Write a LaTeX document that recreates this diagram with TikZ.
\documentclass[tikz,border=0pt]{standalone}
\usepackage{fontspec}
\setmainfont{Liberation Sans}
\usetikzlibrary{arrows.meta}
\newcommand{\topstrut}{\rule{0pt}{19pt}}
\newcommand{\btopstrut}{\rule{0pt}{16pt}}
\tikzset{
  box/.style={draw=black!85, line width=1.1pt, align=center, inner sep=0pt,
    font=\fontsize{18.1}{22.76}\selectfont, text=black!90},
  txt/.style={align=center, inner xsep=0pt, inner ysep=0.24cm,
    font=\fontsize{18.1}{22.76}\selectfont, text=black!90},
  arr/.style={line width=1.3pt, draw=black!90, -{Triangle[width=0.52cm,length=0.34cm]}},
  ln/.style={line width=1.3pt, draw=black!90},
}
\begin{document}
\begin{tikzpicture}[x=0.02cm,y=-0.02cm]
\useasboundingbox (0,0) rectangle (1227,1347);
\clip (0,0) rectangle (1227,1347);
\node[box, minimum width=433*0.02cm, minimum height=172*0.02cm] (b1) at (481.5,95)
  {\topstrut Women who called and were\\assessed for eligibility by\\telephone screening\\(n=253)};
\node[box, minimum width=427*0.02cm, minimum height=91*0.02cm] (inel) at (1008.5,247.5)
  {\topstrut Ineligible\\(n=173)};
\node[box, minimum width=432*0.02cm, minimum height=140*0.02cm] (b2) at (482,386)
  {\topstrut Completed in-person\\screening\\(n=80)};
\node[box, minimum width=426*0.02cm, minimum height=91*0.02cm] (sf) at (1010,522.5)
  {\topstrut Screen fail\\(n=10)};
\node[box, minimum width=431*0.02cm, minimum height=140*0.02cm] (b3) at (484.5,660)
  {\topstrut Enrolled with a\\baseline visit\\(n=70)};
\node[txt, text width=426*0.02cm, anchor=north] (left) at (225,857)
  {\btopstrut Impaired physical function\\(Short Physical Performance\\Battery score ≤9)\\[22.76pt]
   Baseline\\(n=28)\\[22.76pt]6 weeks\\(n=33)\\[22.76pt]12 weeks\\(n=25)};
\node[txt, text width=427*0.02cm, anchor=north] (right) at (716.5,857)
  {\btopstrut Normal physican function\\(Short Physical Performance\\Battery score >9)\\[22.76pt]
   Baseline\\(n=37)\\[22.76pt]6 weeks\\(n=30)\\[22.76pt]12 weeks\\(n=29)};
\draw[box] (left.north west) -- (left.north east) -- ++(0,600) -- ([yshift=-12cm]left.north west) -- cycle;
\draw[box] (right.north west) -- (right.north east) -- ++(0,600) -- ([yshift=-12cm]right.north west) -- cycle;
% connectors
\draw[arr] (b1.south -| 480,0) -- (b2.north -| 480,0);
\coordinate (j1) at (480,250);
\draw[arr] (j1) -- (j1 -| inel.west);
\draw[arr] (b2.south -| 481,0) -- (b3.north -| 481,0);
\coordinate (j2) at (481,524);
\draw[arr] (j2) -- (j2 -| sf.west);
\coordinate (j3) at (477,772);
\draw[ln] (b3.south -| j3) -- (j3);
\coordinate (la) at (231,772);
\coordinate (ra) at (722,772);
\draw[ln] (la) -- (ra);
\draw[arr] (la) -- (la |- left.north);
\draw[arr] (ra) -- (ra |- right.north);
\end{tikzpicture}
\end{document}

....

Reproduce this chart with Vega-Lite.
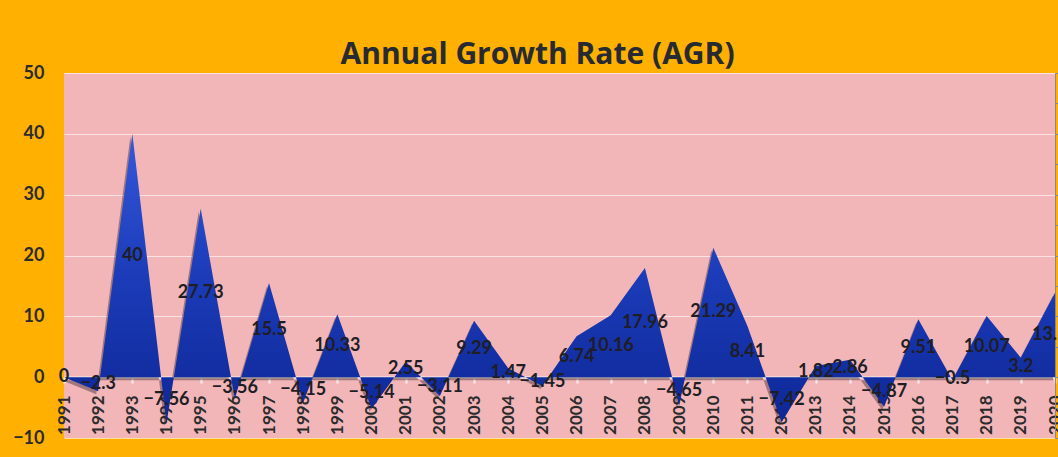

....

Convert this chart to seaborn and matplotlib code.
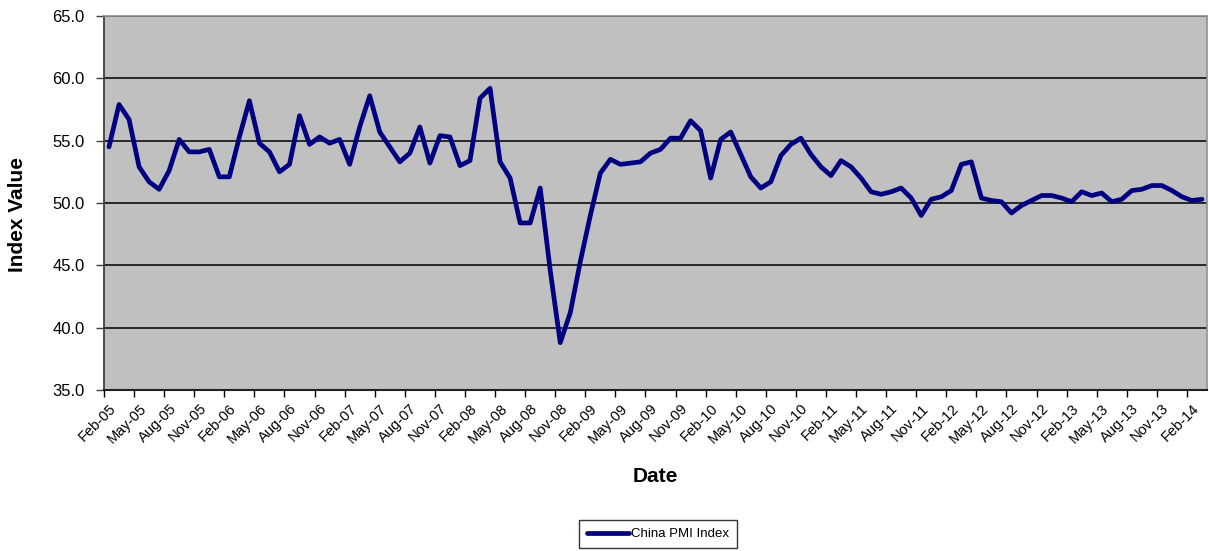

....

### WHAT IS EXPECTED
Look through the entries and find each line that has the string "this". Copy those lines.

### ANSWER TO THE TASK
Write a LaTeX document that recreates this diagram with TikZ.
Reproduce this chart with Vega-Lite.
Convert this chart to seaborn and matplotlib code.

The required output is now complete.